Several years passed by, college and a new job; I was working and nearing the end of the day, my room phone rang. I had barely taken 2 steps towards it when I KNEW. Totally out of the blue. I was shaking so bad I could hardly answer and it was the secretary apologizing all over the place: “I’m so sorry; I shouldn’t bother you…but can you come out to the break roo…?” “YESYESYES!” I was saying before the words were even out of her mouth. And there he was with those mesmerizing eyes and the look and I melted into a puddle once again. He didn’t stay long, married to a Japanese girl this time…

The flustered secretary later talked a mile-a-minute….”Oh I’m so sorry, oh my, I just couldn’t help it, I knew I shouldn’t interrupt, but he just batted those eyes at me….oh, he made my day…” Yes, he could raise the heart rate of a 65 yr old.

He could almost get you to do anything, ‘almost’ being the key word in our non-relationship…

Whenever I read this entire poem--an overwhelming misery permeates the ending—I’m filled with sadness and relief. Although I was only 14, then 18, I feel as though I was wiser than the lady that allowed herself to fall for the allure of the ‘engaging mask’.

So I think of this poem and know inside that I would have been unhappy, because despite all the tortuous wants and desires and the breaking heart, it would never have worked out. There would be no trust on my part, severe jealousy, atrocious mind-games and debilitating emotional humiliation. And he would still tell me that he loved me, but it wouldn’t have changed anything. My inner voice knows it would have been a life of arduous despair and misery. No happiness-ever-after for me…

She fears him, and will always ask
What fated her to choose him;
She meets in his engaging mask
All reasons to refuse him;
But what she meets and what she fears
Are less than are the downward years
Drawn slowly to the foamless weirs
Of age, were she to lose him.

Between a blurred sagacity
That once had power to sound him,
And Love, that will not let him be
The Judas that she found him,
Her pride assuages her almost,
As if it were alone the cost.
He sees that he will not be lost,
And waits and looks around him.

A sense of ocean and old trees
Envelops and allures him;
Tradition, touching all he sees,
Beguiles and reassures him;
And all her doubts of what he says
Are dimmed with what she knows of days--
Till even prejudice delays,
And fades, and she secures him.

The falling leaf inaugurates
The reign of her confusion;
The pounding wave reverberates
The dirge of her illusion;
And home, where passion lived and died,
Becomes a place where she can hide,
While all the town and harbor side
Vibrate with her seclusion.

We tell you, tapping on our brows,
The story as it should be,
As if the story of a house
Were told, or ever could be;
We'll have no kindly veil between
Her visions and those we have seen,
As if we guessed what hers have been,
Or what they are or would be.

Meanwhile we do no harm; for they
That with a god have striven,
Not hearing much of what we say,
Take what the god has given;
Though like waves breaking it may be,
Or like a changed familiar tree,
Or like a stairway to the sea
Where down the blind are driven.

I wrote the above story in my mind, with succinct fluidity, but while typing was interrupted numerous times by my son’s random friends, thus disrupting the flow. Apologies.

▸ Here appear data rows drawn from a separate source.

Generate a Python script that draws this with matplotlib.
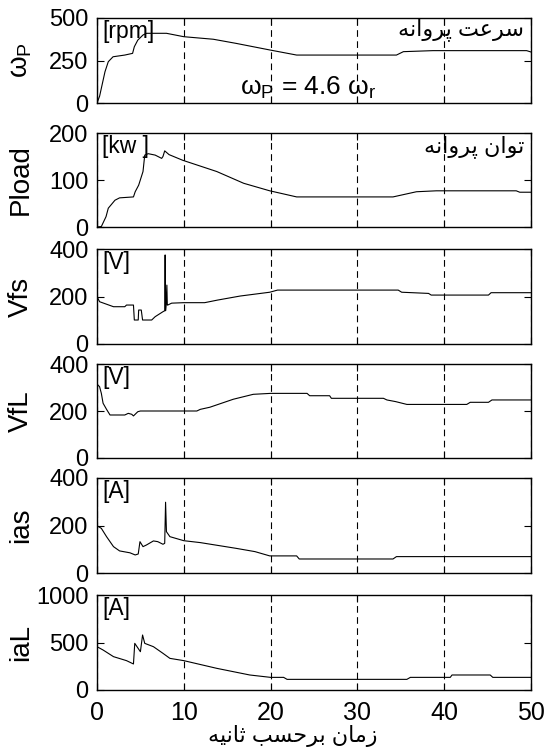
import matplotlib
matplotlib.use("Agg")
import matplotlib.pyplot as plt

plt.rcParams['font.family'] = ['Liberation Sans', 'DejaVu Sans']
plt.rcParams['mathtext.fontset'] = 'custom'
plt.rcParams['mathtext.rm'] = 'Liberation Sans'
plt.rcParams['mathtext.it'] = 'Liberation Sans:italic'
plt.rcParams['mathtext.bf'] = 'Liberation Sans:bold'

# ---- data ----
t_wp = [0, 0.3, 0.54, 0.92, 1.3, 1.85, 3.2, 4.1, 4.3, 4.7, 5.3, 5.7, 6.5, 8.0, 10, 13.4, 16, 19.9,
        23, 34.5, 35.3, 38.7, 49.5, 50]
wp = [0, 40, 96, 184, 243, 272, 282, 292, 331, 370, 400, 410, 410, 410, 390, 375, 351, 312,
      282, 282, 302, 308, 308, 300]

t_pload = [0, 0.5, 1.04, 1.3, 2.07, 2.6, 4.2, 4.4, 4.8, 5.3, 5.5, 5.9, 6.7, 7.45, 7.6, 7.8, 8.3,
           9.87, 13.8, 16.9, 19.9, 21.1, 23, 34.1, 36.8, 39.1, 48.3, 48.7, 50]
pload = [0, 1, 22, 40, 57, 62, 64, 75, 89, 118, 153, 156, 153, 146, 150, 162, 154,
         142, 118, 93, 77, 72, 64, 64, 75, 77, 77, 74, 74]

t_vfs = [0, 0.3, 1.9, 3.2, 3.4, 4.2, 4.3, 4.75, 4.8, 4.95, 5.1, 5.25, 6.3, 6.7, 7.6, 7.8, 7.85,
         7.9, 7.95, 8.05, 8.1, 8.15, 8.6, 10, 12.4, 13.9, 16.5, 19.9, 20.8, 34.7, 35.1, 38.2,
         38.5, 45.1, 45.4, 50]
vfs = [199, 178, 157, 157, 164, 164, 101, 101, 143, 143, 143, 101, 101, 115, 136, 140, 375,
       140, 160, 248, 164, 164, 172, 174, 174, 185, 202, 218, 227, 227, 218, 213,
       206, 206, 216, 216]

t_vfl = [0, 0.3, 0.5, 0.7, 1.1, 1.5, 3.2, 3.6, 4.0, 4.2, 4.7, 5.0, 11.5, 11.9, 13, 15.7, 18, 20,
         24.2, 24.5, 26.8, 27, 33, 33.4, 34.4, 35.7, 42.6, 43, 45.1, 45.5, 50]
vfl = [315, 303, 275, 233, 207, 183, 183, 190, 186, 179, 197, 200, 200, 207, 216, 250, 271, 275,
       275, 265, 265, 254, 254, 247, 240, 228, 228, 237, 237, 247, 247]

t_ias = [0, 0.5, 1.1, 1.9, 2.6, 3.8, 4.4, 4.75, 4.95, 5.3, 5.7, 6.5, 7.0, 7.6, 7.8, 7.9, 8.0,
         8.4, 10, 11.9, 16, 18.2, 19.9, 23, 23.3, 34.1, 34.5, 50]
ias = [199, 188, 153, 111, 93, 85, 76, 80, 132, 111, 118, 135, 132, 121, 125, 298, 174,
       153, 136, 128, 104, 90, 72, 72, 59, 59, 69, 69]

t_ial = [0, 0.7, 1.9, 3.4, 4.2, 4.35, 5.0, 5.25, 5.5, 6.5, 7.6, 8.4, 10, 13.8, 17.6, 20, 21.5,
         21.9, 35.7, 36.1, 40.7, 40.9, 45.3, 45.6, 50]
ial = [456, 421, 351, 309, 274, 491, 403, 579, 491, 456, 386, 333, 309, 228, 158, 133, 133,
       112, 112, 133, 133, 158, 158, 133, 133]

ylabels = [r'$\mathrm{\omega}_\mathrm{P}$', 'Pload', 'Vfs', 'VfL', 'ias', 'iaL']
units = ['[rpm]', '[kw ]', '[V]', '[V]', '[A]', '[A]']
yticks = [[0, 250, 500], [0, 100, 200], [0, 200, 400], [0, 200, 400], [0, 200, 400],
          [0, 500, 1000]]
xticks = [0, 10, 20, 30, 40, 50]

title_speed = 'سرعت پروانه'
title_power = 'توان پروانه'
xlabel_text = 'زمان برحسب ثانیه'
ratio_text = r'$\mathrm{\omega}_\mathrm{P}$ = 4.6 $\mathrm{\omega}_\mathrm{r}$'

# ---- Persian contextual shaping (presentation forms, visual order) ----
FORMS = {
    'ا': ('\uFE8D', '\uFE8E', None, None),
    'ب': ('\uFE8F', '\uFE90', '\uFE91', '\uFE92'),
    'ت': ('\uFE95', '\uFE96', '\uFE97', '\uFE98'),
    'ث': ('\uFE99', '\uFE9A', '\uFE9B', '\uFE9C'),
    'ح': ('\uFEA1', '\uFEA2', '\uFEA3', '\uFEA4'),
    'ر': ('\uFEAD', '\uFEAE', None, None),
    'ز': ('\uFEAF', '\uFEB0', None, None),
    'س': ('\uFEB1', '\uFEB2', '\uFEB3', '\uFEB4'),
    'ع': ('\uFEC9', '\uFECA', '\uFECB', '\uFECC'),
    'م': ('\uFEE1', '\uFEE2', '\uFEE3', '\uFEE4'),
    'ن': ('\uFEE5', '\uFEE6', '\uFEE7', '\uFEE8'),
    'ه': ('\uFEE9', '\uFEEA', '\uFEEB', '\uFEEC'),
    'و': ('\uFEED', '\uFEEE', None, None),
    'پ': ('\uFB56', '\uFB57', '\uFB58', '\uFB59'),
    'ی': ('\uFBFC', '\uFBFD', '\uFBFE', '\uFBFF'),
}


def shape(text):
    out = []
    for i, c in enumerate(text):
        if c not in FORMS:
            out.append(c)
            continue
        prev = text[i - 1] if i > 0 else None
        nxt = text[i + 1] if i + 1 < len(text) else None
        join_prev = prev in FORMS and FORMS[prev][2] is not None
        join_next = nxt in FORMS and FORMS[c][2] is not None
        iso, fin, ini, med = FORMS[c]
        if join_prev and join_next:
            out.append(med)
        elif join_prev:
            out.append(fin)
        elif join_next:
            out.append(ini)
        else:
            out.append(iso)
    return ''.join(reversed(out))


series = [(t_wp, wp), (t_pload, pload), (t_vfs, vfs), (t_vfl, vfl), (t_ias, ias), (t_ial, ial)]

W, H = 547, 749
fig = plt.figure(figsize=(W / 100, H / 100), dpi=100)

# panel extents in pixels (top, bottom)
rows = [(18, 103), (133, 227), (249, 344), (364, 458), (478, 573), (595, 690)]
left_px, right_px = 97, 531

axes = []
for i, ((top, bot), (tt, vv)) in enumerate(zip(rows, series)):
    ax = fig.add_axes([left_px / W, 1 - bot / H, (right_px - left_px) / W, (bot - top) / H])
    ax.plot(tt, vv, color='black', lw=0.8)
    ax.set_xlim(0, 50)
    ax.set_ylim(yticks[i][0], yticks[i][-1])
    ax.set_yticks(yticks[i])
    ax.set_xticks(xticks)
    ax.grid(axis='x', color='black', ls=(0, (6, 4)), lw=0.8)
    ax.tick_params(direction='in', top=True, right=True, length=5, width=0.8,
                   labelsize=17, pad=6)
    for s in ax.spines.values():
        s.set_linewidth(1.0)
    if i < 5:
        ax.tick_params(labelbottom=False)
    ax.set_ylabel(ylabels[i], fontsize=20)
    ax.yaxis.set_label_coords(-0.145, 0.5)
    ax.text(0.012, 0.98, units[i], transform=ax.transAxes, fontsize=16.5,
            ha='left', va='top')
    axes.append(ax)

axes[0].text(0.985, 1.0, shape(title_speed), transform=axes[0].transAxes, fontsize=16,
             ha='right', va='top')
axes[1].text(0.985, 0.98, shape(title_power), transform=axes[1].transAxes, fontsize=16,
             ha='right', va='top')
axes[0].text(24.3, 88, ratio_text, fontsize=19, ha='center', va='center')

axes[5].tick_params(axis='x', labelsize=18, pad=8)
axes[5].set_xlabel(shape(xlabel_text), fontsize=16)
axes[5].xaxis.set_label_coords((293 - left_px) / (right_px - left_px), -0.37)

fig.savefig('out.png', dpi=100)
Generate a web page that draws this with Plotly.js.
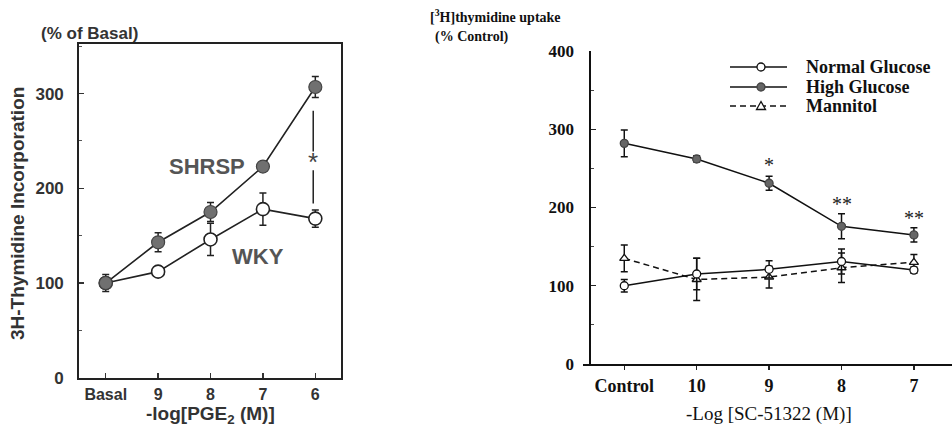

Would I go for a ride again? What would you think?

2 comments:

Dan Johnson said...

That was awesome B! A great piece of writing! I remember those blue eyes and feelings with my first love Sandy (I was 22 she was 18). When we split the first time, I recall looking at her picture that I kept in my wallet and thought I was going to throw up...I've always thought in the heat of those passionate and all consuming feelings, how can we logically make any decision that will affect the rest of our lives? I could go on bit I need a nap...love that poem BTW.

B. Diederich said...

Thank you for the comments. I don't know what came over me this weekend, other than a beer for me is usually a great depressant if I'm in that type of mood!
Probably next month I will hear he was back in the US again or something!